Provided material ::
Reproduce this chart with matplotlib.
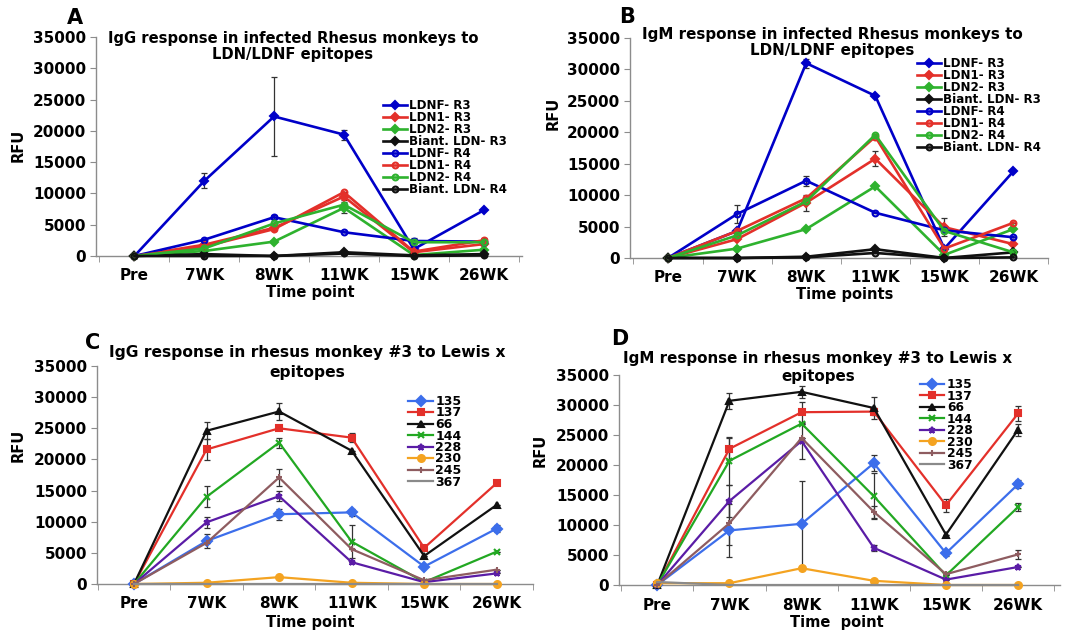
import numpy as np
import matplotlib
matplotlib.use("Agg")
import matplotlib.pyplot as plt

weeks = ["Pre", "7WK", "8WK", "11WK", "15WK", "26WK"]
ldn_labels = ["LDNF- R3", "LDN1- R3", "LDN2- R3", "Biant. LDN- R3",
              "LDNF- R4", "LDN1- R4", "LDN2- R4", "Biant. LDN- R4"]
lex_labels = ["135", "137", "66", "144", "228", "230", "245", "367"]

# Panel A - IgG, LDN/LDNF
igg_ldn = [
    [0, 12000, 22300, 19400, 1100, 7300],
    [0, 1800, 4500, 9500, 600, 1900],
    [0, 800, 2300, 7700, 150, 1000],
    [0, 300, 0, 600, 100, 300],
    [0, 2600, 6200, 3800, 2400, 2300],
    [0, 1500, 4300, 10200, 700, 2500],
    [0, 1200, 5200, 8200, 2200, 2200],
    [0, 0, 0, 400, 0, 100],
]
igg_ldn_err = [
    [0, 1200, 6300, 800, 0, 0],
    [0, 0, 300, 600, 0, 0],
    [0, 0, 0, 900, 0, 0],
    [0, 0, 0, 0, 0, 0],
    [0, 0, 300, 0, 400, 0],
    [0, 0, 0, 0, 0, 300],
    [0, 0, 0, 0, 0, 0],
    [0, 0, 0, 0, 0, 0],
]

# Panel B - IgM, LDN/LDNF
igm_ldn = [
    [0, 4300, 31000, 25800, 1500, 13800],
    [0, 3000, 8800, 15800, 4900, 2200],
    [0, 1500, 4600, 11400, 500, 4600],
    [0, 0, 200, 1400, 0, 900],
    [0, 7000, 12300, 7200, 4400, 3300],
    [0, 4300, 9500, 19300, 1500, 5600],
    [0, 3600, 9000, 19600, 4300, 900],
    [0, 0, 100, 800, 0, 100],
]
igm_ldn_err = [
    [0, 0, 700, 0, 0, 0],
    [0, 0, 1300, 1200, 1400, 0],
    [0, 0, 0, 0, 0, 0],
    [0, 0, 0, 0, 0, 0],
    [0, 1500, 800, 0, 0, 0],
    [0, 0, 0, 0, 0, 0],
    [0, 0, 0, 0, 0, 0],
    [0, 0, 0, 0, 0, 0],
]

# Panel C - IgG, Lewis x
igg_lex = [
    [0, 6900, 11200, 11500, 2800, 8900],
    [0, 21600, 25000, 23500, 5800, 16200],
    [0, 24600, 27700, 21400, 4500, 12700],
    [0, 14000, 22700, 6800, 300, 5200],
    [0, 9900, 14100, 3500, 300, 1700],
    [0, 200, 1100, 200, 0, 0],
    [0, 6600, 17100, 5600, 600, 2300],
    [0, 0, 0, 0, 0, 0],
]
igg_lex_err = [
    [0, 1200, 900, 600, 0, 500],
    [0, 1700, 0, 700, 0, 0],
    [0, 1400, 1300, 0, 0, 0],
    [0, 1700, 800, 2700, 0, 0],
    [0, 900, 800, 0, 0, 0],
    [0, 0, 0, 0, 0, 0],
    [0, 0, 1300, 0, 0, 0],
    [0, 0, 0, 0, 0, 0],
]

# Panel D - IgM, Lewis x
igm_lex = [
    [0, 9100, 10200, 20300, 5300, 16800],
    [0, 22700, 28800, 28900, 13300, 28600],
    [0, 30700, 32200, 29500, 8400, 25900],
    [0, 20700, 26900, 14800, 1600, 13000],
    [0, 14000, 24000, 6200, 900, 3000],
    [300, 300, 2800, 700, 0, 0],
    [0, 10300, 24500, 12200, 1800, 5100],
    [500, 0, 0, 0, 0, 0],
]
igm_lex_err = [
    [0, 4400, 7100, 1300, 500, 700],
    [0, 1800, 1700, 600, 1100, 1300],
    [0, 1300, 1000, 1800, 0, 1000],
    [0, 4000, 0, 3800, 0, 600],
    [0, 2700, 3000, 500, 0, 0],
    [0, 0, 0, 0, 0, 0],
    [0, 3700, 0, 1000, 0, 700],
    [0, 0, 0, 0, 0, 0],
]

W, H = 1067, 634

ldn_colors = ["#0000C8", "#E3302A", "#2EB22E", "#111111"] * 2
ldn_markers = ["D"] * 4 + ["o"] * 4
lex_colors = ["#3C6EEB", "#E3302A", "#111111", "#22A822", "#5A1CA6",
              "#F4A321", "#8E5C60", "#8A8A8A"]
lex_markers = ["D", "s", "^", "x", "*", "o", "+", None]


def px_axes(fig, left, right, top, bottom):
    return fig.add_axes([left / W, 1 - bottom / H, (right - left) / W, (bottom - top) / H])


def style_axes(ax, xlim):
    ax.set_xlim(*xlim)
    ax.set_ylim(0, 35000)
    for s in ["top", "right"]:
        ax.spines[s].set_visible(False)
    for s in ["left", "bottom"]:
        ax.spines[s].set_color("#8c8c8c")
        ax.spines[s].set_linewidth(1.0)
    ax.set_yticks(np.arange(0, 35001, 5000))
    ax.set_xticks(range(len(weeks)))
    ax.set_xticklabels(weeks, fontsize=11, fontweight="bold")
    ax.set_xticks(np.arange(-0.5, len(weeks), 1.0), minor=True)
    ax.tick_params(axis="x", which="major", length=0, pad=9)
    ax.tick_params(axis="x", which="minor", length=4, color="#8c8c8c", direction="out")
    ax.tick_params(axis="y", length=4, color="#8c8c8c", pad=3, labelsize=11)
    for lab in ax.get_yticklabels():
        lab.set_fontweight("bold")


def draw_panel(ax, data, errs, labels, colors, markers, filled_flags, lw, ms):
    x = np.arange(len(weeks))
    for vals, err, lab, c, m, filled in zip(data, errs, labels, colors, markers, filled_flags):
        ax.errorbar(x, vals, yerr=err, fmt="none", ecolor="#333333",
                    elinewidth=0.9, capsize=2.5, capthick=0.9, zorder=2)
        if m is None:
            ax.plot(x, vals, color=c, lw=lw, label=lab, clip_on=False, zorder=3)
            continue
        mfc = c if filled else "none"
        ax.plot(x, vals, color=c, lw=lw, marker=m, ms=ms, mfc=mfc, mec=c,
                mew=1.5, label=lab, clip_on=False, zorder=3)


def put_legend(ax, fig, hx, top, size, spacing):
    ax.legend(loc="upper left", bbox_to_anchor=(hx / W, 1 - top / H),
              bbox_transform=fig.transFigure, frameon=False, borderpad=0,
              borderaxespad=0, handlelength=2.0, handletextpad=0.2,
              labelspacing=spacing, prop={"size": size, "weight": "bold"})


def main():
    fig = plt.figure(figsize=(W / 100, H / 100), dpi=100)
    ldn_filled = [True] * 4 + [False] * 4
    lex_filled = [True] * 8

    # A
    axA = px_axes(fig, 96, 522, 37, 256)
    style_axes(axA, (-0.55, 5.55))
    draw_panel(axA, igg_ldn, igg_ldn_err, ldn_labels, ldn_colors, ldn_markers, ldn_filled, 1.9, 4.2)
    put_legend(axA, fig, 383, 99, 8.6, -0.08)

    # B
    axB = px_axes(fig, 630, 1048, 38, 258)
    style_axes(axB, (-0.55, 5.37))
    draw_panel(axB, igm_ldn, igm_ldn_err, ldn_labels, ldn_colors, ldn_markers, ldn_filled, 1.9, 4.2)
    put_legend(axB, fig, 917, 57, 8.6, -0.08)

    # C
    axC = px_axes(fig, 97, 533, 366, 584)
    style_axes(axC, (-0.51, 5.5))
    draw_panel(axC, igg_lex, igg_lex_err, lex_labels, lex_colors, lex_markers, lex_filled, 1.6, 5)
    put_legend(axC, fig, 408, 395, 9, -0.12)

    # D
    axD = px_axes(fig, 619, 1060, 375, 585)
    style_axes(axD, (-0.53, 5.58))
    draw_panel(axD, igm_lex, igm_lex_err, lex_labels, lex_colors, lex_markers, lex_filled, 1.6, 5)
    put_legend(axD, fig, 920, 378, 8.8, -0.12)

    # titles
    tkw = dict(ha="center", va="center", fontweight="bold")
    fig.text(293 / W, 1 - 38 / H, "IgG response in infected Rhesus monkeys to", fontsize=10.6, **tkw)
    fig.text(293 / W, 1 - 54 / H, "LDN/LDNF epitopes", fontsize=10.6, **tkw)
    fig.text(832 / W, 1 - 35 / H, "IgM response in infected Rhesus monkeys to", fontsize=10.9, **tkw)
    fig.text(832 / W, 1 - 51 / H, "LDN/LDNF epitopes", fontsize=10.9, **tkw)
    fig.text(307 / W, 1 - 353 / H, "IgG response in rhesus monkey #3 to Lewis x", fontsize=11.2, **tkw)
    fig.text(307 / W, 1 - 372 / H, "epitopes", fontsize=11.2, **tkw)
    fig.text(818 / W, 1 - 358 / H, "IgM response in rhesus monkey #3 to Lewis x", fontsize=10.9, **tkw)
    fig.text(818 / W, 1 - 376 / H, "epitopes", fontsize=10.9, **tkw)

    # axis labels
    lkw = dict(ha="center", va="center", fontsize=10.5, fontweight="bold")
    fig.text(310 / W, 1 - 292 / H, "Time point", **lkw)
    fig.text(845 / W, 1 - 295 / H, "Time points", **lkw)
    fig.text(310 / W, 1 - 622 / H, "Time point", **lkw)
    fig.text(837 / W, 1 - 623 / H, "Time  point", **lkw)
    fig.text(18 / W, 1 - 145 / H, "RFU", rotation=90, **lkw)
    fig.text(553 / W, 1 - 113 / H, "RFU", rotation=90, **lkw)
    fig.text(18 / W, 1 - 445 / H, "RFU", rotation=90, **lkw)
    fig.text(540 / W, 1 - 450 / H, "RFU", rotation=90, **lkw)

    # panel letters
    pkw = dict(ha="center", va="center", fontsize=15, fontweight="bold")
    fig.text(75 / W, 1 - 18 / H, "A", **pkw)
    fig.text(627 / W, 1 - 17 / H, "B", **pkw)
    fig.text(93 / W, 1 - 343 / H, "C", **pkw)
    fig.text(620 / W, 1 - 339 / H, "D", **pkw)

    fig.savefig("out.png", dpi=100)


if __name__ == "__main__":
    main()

Given instruction :: Starting with the first line of the data above and ending with the line containing "import matplotlib.pyplot as plt", please restate every line exactly, leaving images out.

Problem solution ::
Reproduce this chart with matplotlib.
import numpy as np
import matplotlib
matplotlib.use("Agg")
import matplotlib.pyplot as plt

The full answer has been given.